In the coming weeks, Atlassian will introduce a new automation enhancement for all its products and editions to increase the reliability of rules. The automation extension will now attempt to re-execute automation rules that have been interrupted by temporary system or configuration issues. This will ensure that workflows continue to run smoothly and without interruption.
A great feature, but one that still leaves some questions unanswered. We answer the most important ones.
When is an automation rule restarted?
To answer this question, you need to know the difference between configuration errors and system errors:
Configuration errors and system errors differ essentially in that configuration errors are of a long-term nature, while system errors only occur for a short time or temporarily.
- Configuration errors occur when incorrect rules are set up when setting up the components. This happens, for example, when creating a work item in a project that has already been deleted.
- Configuration errors also occur when changes are made in external systems. For example, if a web request in the action of an automation rule refers to an outdated API endpoint from a third-party provider.
These error types do not trigger an automatic retry, as no different result can be expected even if they are repeated. But what are system errors?
- System errors are temporary interruptions within the Atlassian platform, such as brief service interruptions. These are usually rectified quickly.
- A system error also occurs if, for example, a work item is to be transferred from one status to another as an action in an automation due to certain conditions and execution is interrupted due to a temporary error.
In such cases, the automation will attempt to restart the rule from the point of interruption. This process will continue until either the action has been successfully executed or the 7-day window for the retry (from the time of the original error) has expired.

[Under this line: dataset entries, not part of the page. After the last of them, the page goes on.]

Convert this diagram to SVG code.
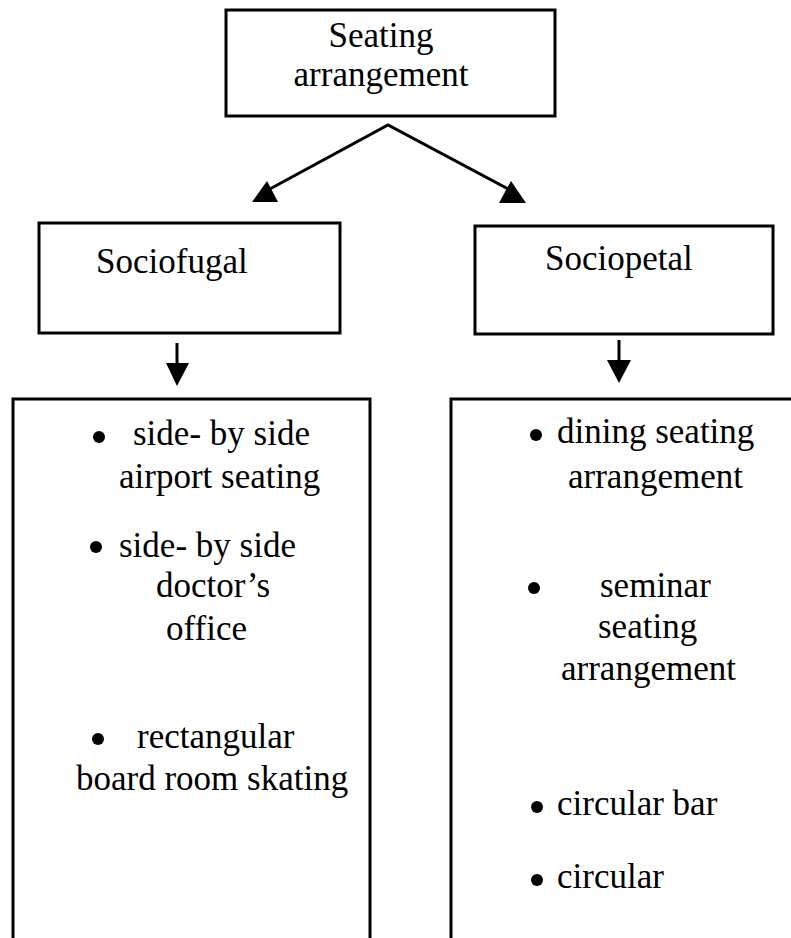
<svg xmlns="http://www.w3.org/2000/svg" width="791" height="938" viewBox="0 0 791 938">
<style>
.box{fill:#fff;stroke:#000;stroke-width:3}
.open{fill:none;stroke:#000;stroke-width:3}
text{font-family:'Liberation Serif','Times New Roman',serif;font-size:35px;fill:#000}
.c{text-anchor:middle}
.ln{stroke:#000;stroke-width:3;fill:none}
.hd{fill:#000;stroke:none}
.dot{fill:#000}
</style>
<rect width="791" height="938" fill="#fff"/>
<g id="connectors">
<polyline class="ln" points="268,190 388,125 510,190"/>
<polygon class="hd" points="252,202 278,202 267,181"/>
<polygon class="hd" points="499,203 526,203 511,181"/>
<line class="ln" x1="177" y1="343" x2="177" y2="365"/>
<polygon class="hd" points="166,363 189,363 177,386"/>
<line class="ln" x1="619" y1="340" x2="619" y2="362"/>
<polygon class="hd" points="607,360 631,360 619,383"/>
</g>
<g font-family="Liberation Serif, serif" font-size="35">
<g id="seating-arrangement">
<rect class="box" x="226" y="10" width="329" height="106"/>
<text class="c" x="381" y="47">Seating</text>
<text class="c" x="381" y="86">arrangement</text>
</g>
<g id="sociofugal">
<rect class="box" x="39" y="223" width="301" height="110"/>
<text x="96" y="273">Sociofugal</text>
</g>
<g id="sociopetal">
<rect class="box" x="475" y="226" width="298" height="108"/>
<text x="545" y="270">Sociopetal</text>
</g>
<g id="sociofugal-examples">
<path class="open" d="M13,938 V399 H370 V938"/>
<circle class="dot" cx="99" cy="437" r="6"/>
<text x="133" y="445">side- by side</text>
<text x="119" y="488">airport seating</text>
<circle class="dot" cx="96" cy="547" r="6"/>
<text x="119" y="557">side- by side</text>
<text x="156" y="597">doctor’s</text>
<text x="166" y="640">office</text>
<circle class="dot" cx="98" cy="739" r="6"/>
<text x="137" y="748">rectangular</text>
<text x="76" y="790">board room skating</text>
</g>
<g id="sociopetal-examples">
<path class="open" d="M451,938 V399 H791"/>
<circle class="dot" cx="536" cy="435" r="6"/>
<text x="557" y="443">dining seating</text>
<text x="568" y="488">arrangement</text>
<circle class="dot" cx="534" cy="588" r="6"/>
<text x="600" y="597">seminar</text>
<text x="598" y="638">seating</text>
<text x="561" y="680">arrangement</text>
<circle class="dot" cx="537" cy="807" r="6"/>
<text x="557" y="815">circular bar</text>
<circle class="dot" cx="537" cy="880" r="6"/>
<text x="557" y="888">circular</text>
</g>
</g>
</svg>
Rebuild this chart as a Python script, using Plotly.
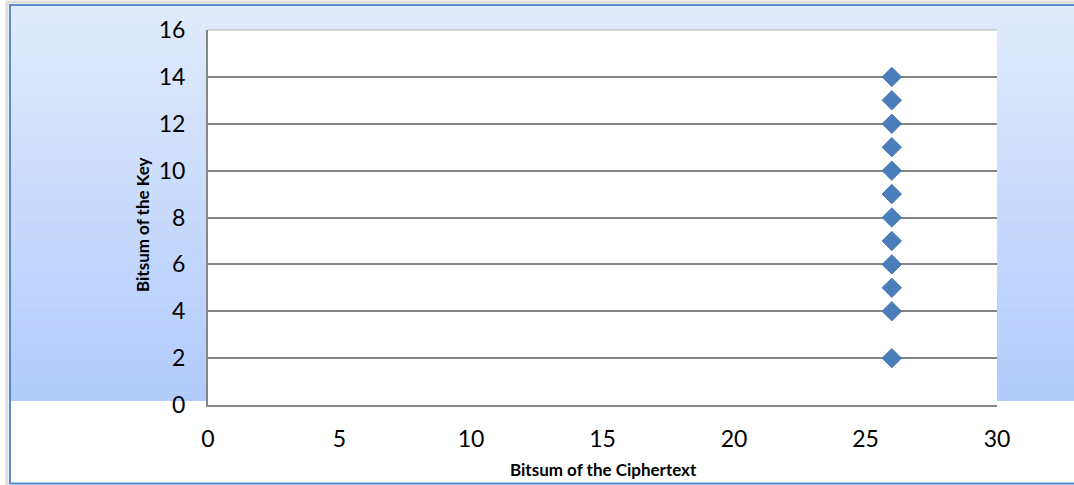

The retry mechanism itself does not contribute to the processing time of a rule. Only the time for processing the actions performed is counted.
Can the repetition of rules be tracked?
If the repetition of an automation rule works, the fact that it is a repetition usually goes unnoticed. However, you can see in the audit log which rules are waiting to be repeated and which have already been successfully repeated.
1. New Status: In the Queue for Retries
If a rule has been stopped due to a system error and is waiting to be repeated or is currently being repeated, it is given the status "In the retry queue". To find out exactly where the rule was stopped, click on "Show more".
2. Existing Status: Successfully Repeated
If a rule was canceled due to a system error and then successfully retried, the existing success status is displayed. If you click on "Show more", the component that was retried is displayed with a circular arrow symbol instead of a tick.
3. Existing Status: Retried and Failed
If a rule was stopped and retried due to a system error but failed, the existing error status and details are displayed under "Show more".
Open Questions
Some questions could be clarified, others remain open even after reading the documentation. For example:
- To what extent is this function configurable? (Project / Rule / Action) How many retries are there?
- The period of 7 days seems quite long. Can it be shortened or even canceled manually?
- Can the creator also be notified in the event of a repeat of a failed action?
- Can the rule be changed within the 7-day retry period?
- What happens to the retries if the automation rule is changed in the meantime?
- How can temporary interruptions be quickly identified in the audit log?
- Can certain actions be identified for which it makes sense to repeat them?
Hopefully Atlassian has at least provided some configuration options, but this is not certain at the moment. We will know more in a few weeks.